Para o ministro Fachin, a nova decisão do STF equivale à instituição de um novo tributo. Portanto, devem ser observados os princípios da irretroatividade, anterioridade e anterioridade nonagesimal, aplicáveis a cada espécie tributária. Assim, superados esses prazos, a Fazenda poderá começar a cobrar o tributo imediatamente, sem a necessidade de propor as mencionadas ações desconstitutivas. Os ministros Alexandre de Moraes, Luís Roberto Barroso, Rosa Weber e Dias Toffoli já votaram, e acompanharam esse entendimento. Após pedir vista, o ministro Gilmar Mendes ressaltou que apresentará voto em separado. Nele, acompanhará o ministro Fachin ao afirmar que, em sua visão, a decisão plenária do STF faz cessar os efeitos da coisa julgada individual anterior. Mas divergirá em um ponto fundamental da discussão. Em sua visão, a nova decisão do STF deverá retroagir na cobrança da CSLL, alcançando os fatos pretéritos. Assim, os contribuintes poderiam ser obrigados a recolher os valores de forma retroativa — ou seja, não seria necessário observar qualquer regra de irretroatividade.

Já no RE 955.227, discute-se se uma decisão do STF no controle de constitucionalidade difuso (em um recurso extraordinário, com validade apenas entre as partes do processo) tem o poder de cessar automaticamente os efeitos de decisões individuais anteriores transitadas em julgado (isto é, não mais recorrível). No controle difuso de constitucionalidade, a decisão do STF, em regra, vale apenas para o caso concreto em análise (eficácia inter partes). Entretanto, quando há repercussão geral, aquela decisão deverá vincular todo o Poder Judiciário. No caso específico, o ministro relator, Luís Roberto Barroso, votou no sentido de que os julgamentos de recursos extraordinários só terão o condão de cessar os efeitos das decisões anteriores se ocorrerem na sistemática da Repercussão Geral.

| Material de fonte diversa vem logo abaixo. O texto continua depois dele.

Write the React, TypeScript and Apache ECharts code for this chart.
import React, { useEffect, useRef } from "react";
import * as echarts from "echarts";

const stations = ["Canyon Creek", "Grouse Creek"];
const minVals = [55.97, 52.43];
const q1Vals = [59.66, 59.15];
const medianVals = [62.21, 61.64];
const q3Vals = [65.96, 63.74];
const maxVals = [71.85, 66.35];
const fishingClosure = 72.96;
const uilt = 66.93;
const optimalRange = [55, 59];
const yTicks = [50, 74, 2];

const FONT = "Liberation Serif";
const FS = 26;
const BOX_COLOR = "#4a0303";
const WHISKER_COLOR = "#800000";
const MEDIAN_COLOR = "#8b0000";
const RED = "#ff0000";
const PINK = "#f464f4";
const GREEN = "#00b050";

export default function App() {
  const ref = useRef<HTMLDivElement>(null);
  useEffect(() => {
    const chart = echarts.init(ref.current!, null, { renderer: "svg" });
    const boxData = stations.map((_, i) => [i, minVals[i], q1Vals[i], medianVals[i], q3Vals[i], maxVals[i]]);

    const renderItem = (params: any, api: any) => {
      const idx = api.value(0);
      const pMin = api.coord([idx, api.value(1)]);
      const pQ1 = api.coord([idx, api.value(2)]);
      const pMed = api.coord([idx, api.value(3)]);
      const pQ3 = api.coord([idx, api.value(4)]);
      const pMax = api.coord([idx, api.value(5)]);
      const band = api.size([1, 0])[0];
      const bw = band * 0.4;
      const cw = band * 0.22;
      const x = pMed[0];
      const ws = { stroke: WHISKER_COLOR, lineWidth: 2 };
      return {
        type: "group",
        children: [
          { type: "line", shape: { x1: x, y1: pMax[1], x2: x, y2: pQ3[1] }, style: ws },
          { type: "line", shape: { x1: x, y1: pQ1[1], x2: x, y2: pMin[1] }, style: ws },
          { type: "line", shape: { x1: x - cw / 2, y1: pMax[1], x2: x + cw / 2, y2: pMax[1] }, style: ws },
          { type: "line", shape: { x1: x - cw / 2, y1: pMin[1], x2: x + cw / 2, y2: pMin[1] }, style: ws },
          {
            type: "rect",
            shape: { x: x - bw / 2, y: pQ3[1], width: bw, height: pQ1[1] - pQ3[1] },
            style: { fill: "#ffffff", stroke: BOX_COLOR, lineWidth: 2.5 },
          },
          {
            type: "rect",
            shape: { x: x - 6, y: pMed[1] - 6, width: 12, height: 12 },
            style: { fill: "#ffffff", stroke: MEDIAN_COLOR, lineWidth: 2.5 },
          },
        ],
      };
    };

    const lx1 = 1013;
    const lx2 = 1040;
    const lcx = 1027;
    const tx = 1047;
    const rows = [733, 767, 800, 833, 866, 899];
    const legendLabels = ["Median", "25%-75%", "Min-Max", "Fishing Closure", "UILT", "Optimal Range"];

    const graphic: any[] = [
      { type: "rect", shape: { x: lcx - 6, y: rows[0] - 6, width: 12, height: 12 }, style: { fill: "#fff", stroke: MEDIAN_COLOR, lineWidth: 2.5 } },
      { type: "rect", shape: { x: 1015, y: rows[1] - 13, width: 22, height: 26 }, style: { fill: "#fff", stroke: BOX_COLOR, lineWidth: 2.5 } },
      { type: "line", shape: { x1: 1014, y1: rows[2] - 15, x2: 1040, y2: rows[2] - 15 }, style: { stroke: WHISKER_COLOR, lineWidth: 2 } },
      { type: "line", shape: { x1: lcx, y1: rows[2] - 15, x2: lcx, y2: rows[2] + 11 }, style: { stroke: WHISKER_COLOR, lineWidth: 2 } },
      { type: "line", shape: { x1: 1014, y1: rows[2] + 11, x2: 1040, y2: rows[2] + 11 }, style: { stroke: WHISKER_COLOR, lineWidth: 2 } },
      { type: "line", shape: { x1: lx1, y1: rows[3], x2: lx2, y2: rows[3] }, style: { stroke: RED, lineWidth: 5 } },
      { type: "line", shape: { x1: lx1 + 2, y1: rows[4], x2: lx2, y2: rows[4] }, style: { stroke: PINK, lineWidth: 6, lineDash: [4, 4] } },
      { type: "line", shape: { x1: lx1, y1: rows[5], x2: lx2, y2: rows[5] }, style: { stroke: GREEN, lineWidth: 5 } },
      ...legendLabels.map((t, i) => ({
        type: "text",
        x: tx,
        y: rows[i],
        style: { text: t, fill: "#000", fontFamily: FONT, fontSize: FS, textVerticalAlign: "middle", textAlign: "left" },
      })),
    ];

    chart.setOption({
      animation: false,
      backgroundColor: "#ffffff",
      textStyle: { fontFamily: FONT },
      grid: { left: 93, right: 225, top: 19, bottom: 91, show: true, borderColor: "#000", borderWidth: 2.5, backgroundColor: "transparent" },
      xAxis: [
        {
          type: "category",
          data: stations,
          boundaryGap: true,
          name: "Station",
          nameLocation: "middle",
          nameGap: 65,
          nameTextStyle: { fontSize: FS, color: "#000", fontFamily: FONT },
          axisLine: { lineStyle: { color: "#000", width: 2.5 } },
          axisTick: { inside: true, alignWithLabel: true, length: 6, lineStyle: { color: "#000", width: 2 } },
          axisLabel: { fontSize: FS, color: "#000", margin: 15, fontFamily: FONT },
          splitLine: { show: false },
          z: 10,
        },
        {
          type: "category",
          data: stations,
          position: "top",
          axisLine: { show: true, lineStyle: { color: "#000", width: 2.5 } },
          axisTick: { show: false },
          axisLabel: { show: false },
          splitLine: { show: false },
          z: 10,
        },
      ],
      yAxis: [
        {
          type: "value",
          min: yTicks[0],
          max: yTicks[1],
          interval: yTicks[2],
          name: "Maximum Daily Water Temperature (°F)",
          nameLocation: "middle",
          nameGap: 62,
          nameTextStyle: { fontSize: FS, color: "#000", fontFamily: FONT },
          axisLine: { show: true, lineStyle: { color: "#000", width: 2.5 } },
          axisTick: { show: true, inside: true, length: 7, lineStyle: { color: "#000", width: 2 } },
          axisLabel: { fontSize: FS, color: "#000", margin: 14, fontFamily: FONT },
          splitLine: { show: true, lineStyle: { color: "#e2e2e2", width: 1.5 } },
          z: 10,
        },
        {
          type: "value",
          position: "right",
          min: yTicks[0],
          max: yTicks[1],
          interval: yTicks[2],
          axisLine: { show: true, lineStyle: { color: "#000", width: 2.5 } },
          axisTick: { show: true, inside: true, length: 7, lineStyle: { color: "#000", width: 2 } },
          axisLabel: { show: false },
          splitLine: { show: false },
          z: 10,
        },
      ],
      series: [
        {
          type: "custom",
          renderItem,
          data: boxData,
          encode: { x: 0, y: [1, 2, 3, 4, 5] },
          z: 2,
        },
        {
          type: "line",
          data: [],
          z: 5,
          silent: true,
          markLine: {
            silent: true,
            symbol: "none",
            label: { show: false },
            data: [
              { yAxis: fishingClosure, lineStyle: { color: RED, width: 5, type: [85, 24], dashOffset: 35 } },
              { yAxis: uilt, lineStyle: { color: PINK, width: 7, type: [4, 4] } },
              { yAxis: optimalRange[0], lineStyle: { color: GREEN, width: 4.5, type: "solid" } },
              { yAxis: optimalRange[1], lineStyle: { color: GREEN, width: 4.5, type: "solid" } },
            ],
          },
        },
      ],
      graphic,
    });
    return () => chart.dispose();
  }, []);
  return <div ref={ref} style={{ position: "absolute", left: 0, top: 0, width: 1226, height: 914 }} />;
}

O ministro Barroso fixou um marco temporal em seu voto, para indicar que apenas as decisões do STF proferidas em ação direta ou em sede de Repercussão Geral deverão impactar de forma automática a coisa julgada individual, mas respeitando os preceitos da irretroatividade, anterioridade anual e noventena, conforme a natureza do tributo. Decisões do STF anteriores à instituição do regime de Repercussão Geral não surtem efeitos sobre a coisa julgada individual que se tenha formado, mesmo nas relações jurídicas de trato sucessivo. Os ministros Rosa Weber, Dias Toffoli e Alexandre de Moraes acompanharam o voto do ministro relator. Também neste caso, o ministro Gilmar Mendes inaugurou divergência adiantando que, em seu voto, ele afirmará que, mesmo nos casos em que não há Repercussão Geral, uma decisão do Plenário do STF em recurso extraordinário deverá cessar os efeitos de decisões individuais anteriores transitadas em julgado. Até o presente momento, o entendimento do ministro não foi acompanhado por nenhum de seus pares nos dois julgados.

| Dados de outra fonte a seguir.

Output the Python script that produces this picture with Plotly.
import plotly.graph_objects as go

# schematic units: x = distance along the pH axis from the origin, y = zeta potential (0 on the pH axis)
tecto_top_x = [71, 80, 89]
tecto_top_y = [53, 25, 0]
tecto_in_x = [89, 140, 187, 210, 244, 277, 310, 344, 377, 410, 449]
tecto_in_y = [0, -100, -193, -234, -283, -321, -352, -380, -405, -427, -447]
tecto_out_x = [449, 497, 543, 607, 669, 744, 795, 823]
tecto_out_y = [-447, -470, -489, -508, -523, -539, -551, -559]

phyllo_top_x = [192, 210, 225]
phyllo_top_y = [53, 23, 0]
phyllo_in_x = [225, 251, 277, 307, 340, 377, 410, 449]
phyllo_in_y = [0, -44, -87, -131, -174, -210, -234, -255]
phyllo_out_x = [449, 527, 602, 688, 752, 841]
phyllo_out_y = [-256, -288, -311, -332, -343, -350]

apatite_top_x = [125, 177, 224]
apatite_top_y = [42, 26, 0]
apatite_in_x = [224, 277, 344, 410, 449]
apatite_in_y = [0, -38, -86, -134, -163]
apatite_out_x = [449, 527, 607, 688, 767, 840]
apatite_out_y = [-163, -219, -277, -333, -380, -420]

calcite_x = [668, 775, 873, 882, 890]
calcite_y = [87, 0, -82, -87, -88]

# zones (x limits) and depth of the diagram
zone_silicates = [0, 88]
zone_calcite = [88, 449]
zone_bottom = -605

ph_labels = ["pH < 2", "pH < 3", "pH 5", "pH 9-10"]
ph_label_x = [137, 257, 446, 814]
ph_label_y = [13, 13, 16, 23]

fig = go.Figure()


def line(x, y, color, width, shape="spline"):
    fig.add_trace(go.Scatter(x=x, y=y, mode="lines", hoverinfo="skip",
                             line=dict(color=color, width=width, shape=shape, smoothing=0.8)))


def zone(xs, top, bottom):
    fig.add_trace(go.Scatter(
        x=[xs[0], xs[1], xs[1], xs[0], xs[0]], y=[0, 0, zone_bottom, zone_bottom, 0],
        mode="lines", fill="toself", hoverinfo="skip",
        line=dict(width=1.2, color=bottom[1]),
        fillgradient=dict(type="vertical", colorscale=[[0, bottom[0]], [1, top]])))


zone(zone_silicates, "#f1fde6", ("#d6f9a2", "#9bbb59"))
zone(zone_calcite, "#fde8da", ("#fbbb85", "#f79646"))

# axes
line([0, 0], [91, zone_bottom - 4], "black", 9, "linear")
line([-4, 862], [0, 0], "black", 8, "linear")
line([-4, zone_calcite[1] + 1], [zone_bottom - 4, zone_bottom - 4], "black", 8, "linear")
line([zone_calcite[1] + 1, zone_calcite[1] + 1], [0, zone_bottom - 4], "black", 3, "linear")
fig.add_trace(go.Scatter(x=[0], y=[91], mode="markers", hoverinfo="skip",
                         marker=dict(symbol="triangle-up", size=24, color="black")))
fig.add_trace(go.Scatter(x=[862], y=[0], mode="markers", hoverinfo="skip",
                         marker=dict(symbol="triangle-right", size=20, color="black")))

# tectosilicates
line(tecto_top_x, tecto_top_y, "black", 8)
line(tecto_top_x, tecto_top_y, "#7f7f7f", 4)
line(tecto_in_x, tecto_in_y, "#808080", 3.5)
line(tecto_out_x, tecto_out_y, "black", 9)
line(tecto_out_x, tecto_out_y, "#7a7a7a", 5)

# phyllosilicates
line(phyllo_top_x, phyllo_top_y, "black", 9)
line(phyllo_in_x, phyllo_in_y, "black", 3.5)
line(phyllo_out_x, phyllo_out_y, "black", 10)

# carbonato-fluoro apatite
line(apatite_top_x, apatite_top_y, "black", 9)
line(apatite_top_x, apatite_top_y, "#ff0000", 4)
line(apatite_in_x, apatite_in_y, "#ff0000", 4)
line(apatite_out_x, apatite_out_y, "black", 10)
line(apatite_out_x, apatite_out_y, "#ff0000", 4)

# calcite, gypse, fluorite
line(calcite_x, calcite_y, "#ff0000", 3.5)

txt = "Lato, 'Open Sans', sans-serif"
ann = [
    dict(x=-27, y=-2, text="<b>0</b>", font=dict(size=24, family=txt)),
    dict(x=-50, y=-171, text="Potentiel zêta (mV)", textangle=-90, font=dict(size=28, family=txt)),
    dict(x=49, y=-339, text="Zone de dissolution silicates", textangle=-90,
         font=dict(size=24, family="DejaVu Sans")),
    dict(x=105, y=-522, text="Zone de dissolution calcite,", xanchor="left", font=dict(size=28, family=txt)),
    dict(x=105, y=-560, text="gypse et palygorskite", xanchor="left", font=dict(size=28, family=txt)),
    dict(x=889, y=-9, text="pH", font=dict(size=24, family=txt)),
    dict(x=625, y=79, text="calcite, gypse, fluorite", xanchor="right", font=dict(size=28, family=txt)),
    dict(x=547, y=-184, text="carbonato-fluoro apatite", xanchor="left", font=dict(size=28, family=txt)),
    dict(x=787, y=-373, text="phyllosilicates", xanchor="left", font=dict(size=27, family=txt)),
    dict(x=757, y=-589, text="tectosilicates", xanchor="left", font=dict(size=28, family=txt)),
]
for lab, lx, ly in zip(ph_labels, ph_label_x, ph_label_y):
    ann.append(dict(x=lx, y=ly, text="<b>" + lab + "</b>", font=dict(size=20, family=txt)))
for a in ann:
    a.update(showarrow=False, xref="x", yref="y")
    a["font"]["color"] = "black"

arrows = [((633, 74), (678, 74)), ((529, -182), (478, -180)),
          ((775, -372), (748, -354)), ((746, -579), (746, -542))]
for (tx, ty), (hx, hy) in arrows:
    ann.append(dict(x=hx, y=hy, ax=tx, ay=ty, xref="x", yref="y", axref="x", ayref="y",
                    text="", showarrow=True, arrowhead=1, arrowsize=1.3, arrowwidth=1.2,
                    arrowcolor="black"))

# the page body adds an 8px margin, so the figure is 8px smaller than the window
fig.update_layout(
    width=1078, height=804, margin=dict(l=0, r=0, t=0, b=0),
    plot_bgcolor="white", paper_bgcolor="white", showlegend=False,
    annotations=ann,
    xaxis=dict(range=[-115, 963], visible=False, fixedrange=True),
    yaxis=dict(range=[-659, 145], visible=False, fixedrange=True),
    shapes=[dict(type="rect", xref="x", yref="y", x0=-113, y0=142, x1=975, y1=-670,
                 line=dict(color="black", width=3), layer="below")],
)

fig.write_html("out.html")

Ainda que os dois julgamentos não tenham sido finalizados, parece que o STF determinará que a nova interpretação do tribunal, em controle concentrado de constitucionalidade, ou em repercussão geral, faz cessar de forma automática os efeitos de decisão final individual formada anteriormente — ou seja, será dispensando o ajuizamento de ação desconstitutiva. Ressaltamos aqui o caráter inovador dos aludidos votos, pois revelam mudança na compreensão do Judiciário de que os efeitos da coisa julgada, ainda que individual, eram imutáveis.

No RE 949.297 faltam votar, após o voto-vista do ministro Gilmar Mendes, os ministros Ricardo Lewandowski, Cármen Lúcia, Luiz Fux, Nunes Marques e André Mendonça. No RE 955.227, resta o voto do ministro Edson Fachin, além dos outros supracitados.